*MATERIAL*:
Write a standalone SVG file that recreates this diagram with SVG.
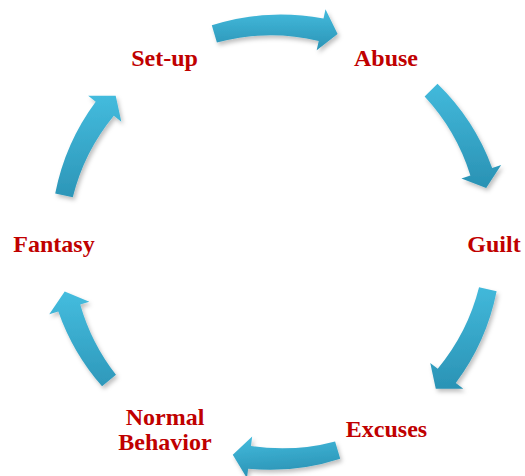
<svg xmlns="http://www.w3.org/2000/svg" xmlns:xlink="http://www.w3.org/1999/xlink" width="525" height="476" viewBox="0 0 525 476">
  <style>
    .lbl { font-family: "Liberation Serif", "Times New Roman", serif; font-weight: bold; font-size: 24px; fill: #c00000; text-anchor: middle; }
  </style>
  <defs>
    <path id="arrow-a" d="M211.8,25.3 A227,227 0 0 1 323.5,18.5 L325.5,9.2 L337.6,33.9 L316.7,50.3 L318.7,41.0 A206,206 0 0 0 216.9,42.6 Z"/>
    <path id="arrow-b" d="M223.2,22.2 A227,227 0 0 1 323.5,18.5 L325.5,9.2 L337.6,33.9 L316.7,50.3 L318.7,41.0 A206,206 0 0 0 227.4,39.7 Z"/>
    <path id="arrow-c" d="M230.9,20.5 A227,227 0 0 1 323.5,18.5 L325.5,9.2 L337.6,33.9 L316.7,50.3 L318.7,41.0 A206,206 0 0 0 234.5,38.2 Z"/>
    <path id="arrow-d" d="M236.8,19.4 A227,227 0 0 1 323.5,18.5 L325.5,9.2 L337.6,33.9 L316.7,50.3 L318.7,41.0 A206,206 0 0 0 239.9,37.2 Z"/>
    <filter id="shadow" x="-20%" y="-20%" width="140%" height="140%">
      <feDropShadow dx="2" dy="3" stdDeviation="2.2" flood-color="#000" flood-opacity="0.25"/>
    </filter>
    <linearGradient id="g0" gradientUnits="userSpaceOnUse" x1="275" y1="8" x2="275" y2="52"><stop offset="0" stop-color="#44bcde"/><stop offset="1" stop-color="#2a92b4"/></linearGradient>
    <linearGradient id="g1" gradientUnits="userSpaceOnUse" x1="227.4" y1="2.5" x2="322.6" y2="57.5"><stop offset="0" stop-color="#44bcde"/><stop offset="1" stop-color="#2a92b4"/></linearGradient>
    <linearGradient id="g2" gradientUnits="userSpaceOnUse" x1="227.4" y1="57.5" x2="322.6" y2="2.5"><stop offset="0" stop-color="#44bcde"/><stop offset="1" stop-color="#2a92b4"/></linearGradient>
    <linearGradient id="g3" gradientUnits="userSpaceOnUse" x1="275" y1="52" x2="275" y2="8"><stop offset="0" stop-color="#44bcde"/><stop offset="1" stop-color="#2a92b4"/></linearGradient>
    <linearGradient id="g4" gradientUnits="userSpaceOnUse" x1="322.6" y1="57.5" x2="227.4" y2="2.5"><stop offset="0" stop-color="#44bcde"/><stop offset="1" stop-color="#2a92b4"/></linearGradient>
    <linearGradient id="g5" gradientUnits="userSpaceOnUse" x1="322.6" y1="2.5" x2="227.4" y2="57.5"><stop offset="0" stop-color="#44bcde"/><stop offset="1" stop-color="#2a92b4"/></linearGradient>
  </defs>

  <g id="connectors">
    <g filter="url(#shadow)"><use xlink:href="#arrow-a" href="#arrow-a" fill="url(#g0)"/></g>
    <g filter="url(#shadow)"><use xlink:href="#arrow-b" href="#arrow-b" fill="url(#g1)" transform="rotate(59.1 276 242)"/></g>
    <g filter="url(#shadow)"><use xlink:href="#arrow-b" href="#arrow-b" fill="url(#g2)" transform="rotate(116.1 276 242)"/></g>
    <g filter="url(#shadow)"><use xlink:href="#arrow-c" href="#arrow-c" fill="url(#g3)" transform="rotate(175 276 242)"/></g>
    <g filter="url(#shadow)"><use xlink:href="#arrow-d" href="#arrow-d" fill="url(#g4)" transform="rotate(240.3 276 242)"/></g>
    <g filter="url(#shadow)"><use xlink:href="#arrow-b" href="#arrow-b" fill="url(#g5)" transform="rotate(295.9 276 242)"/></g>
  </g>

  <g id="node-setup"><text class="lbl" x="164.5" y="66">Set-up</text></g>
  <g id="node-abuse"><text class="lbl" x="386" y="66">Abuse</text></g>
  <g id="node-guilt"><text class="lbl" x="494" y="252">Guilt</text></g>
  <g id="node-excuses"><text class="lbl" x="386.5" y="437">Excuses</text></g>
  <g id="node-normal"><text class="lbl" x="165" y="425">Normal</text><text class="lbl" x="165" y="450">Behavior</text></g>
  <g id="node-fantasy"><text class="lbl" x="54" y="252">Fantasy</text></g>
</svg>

*WHAT THE TASK ASKS*: Your task is to repeat the data above exactly while excluding the pictures.

*SOLUTION*:
Write a standalone SVG file that recreates this diagram with SVG.
<svg xmlns="http://www.w3.org/2000/svg" xmlns:xlink="http://www.w3.org/1999/xlink" width="525" height="476" viewBox="0 0 525 476">
  <style>
    .lbl { font-family: "Liberation Serif", "Times New Roman", serif; font-weight: bold; font-size: 24px; fill: #c00000; text-anchor: middle; }
  </style>
  <defs>
    <path id="arrow-a" d="M211.8,25.3 A227,227 0 0 1 323.5,18.5 L325.5,9.2 L337.6,33.9 L316.7,50.3 L318.7,41.0 A206,206 0 0 0 216.9,42.6 Z"/>
    <path id="arrow-b" d="M223.2,22.2 A227,227 0 0 1 323.5,18.5 L325.5,9.2 L337.6,33.9 L316.7,50.3 L318.7,41.0 A206,206 0 0 0 227.4,39.7 Z"/>
    <path id="arrow-c" d="M230.9,20.5 A227,227 0 0 1 323.5,18.5 L325.5,9.2 L337.6,33.9 L316.7,50.3 L318.7,41.0 A206,206 0 0 0 234.5,38.2 Z"/>
    <path id="arrow-d" d="M236.8,19.4 A227,227 0 0 1 323.5,18.5 L325.5,9.2 L337.6,33.9 L316.7,50.3 L318.7,41.0 A206,206 0 0 0 239.9,37.2 Z"/>
    <filter id="shadow" x="-20%" y="-20%" width="140%" height="140%">
      <feDropShadow dx="2" dy="3" stdDeviation="2.2" flood-color="#000" flood-opacity="0.25"/>
    </filter>
    <linearGradient id="g0" gradientUnits="userSpaceOnUse" x1="275" y1="8" x2="275" y2="52"><stop offset="0" stop-color="#44bcde"/><stop offset="1" stop-color="#2a92b4"/></linearGradient>
    <linearGradient id="g1" gradientUnits="userSpaceOnUse" x1="227.4" y1="2.5" x2="322.6" y2="57.5"><stop offset="0" stop-color="#44bcde"/><stop offset="1" stop-color="#2a92b4"/></linearGradient>
    <linearGradient id="g2" gradientUnits="userSpaceOnUse" x1="227.4" y1="57.5" x2="322.6" y2="2.5"><stop offset="0" stop-color="#44bcde"/><stop offset="1" stop-color="#2a92b4"/></linearGradient>
    <linearGradient id="g3" gradientUnits="userSpaceOnUse" x1="275" y1="52" x2="275" y2="8"><stop offset="0" stop-color="#44bcde"/><stop offset="1" stop-color="#2a92b4"/></linearGradient>
    <linearGradient id="g4" gradientUnits="userSpaceOnUse" x1="322.6" y1="57.5" x2="227.4" y2="2.5"><stop offset="0" stop-color="#44bcde"/><stop offset="1" stop-color="#2a92b4"/></linearGradient>
    <linearGradient id="g5" gradientUnits="userSpaceOnUse" x1="322.6" y1="2.5" x2="227.4" y2="57.5"><stop offset="0" stop-color="#44bcde"/><stop offset="1" stop-color="#2a92b4"/></linearGradient>
  </defs>

  <g id="connectors">
    <g filter="url(#shadow)"><use xlink:href="#arrow-a" href="#arrow-a" fill="url(#g0)"/></g>
    <g filter="url(#shadow)"><use xlink:href="#arrow-b" href="#arrow-b" fill="url(#g1)" transform="rotate(59.1 276 242)"/></g>
    <g filter="url(#shadow)"><use xlink:href="#arrow-b" href="#arrow-b" fill="url(#g2)" transform="rotate(116.1 276 242)"/></g>
    <g filter="url(#shadow)"><use xlink:href="#arrow-c" href="#arrow-c" fill="url(#g3)" transform="rotate(175 276 242)"/></g>
    <g filter="url(#shadow)"><use xlink:href="#arrow-d" href="#arrow-d" fill="url(#g4)" transform="rotate(240.3 276 242)"/></g>
    <g filter="url(#shadow)"><use xlink:href="#arrow-b" href="#arrow-b" fill="url(#g5)" transform="rotate(295.9 276 242)"/></g>
  </g>

  <g id="node-setup"><text class="lbl" x="164.5" y="66">Set-up</text></g>
  <g id="node-abuse"><text class="lbl" x="386" y="66">Abuse</text></g>
  <g id="node-guilt"><text class="lbl" x="494" y="252">Guilt</text></g>
  <g id="node-excuses"><text class="lbl" x="386.5" y="437">Excuses</text></g>
  <g id="node-normal"><text class="lbl" x="165" y="425">Normal</text><text class="lbl" x="165" y="450">Behavior</text></g>
  <g id="node-fantasy"><text class="lbl" x="54" y="252">Fantasy</text></g>
</svg>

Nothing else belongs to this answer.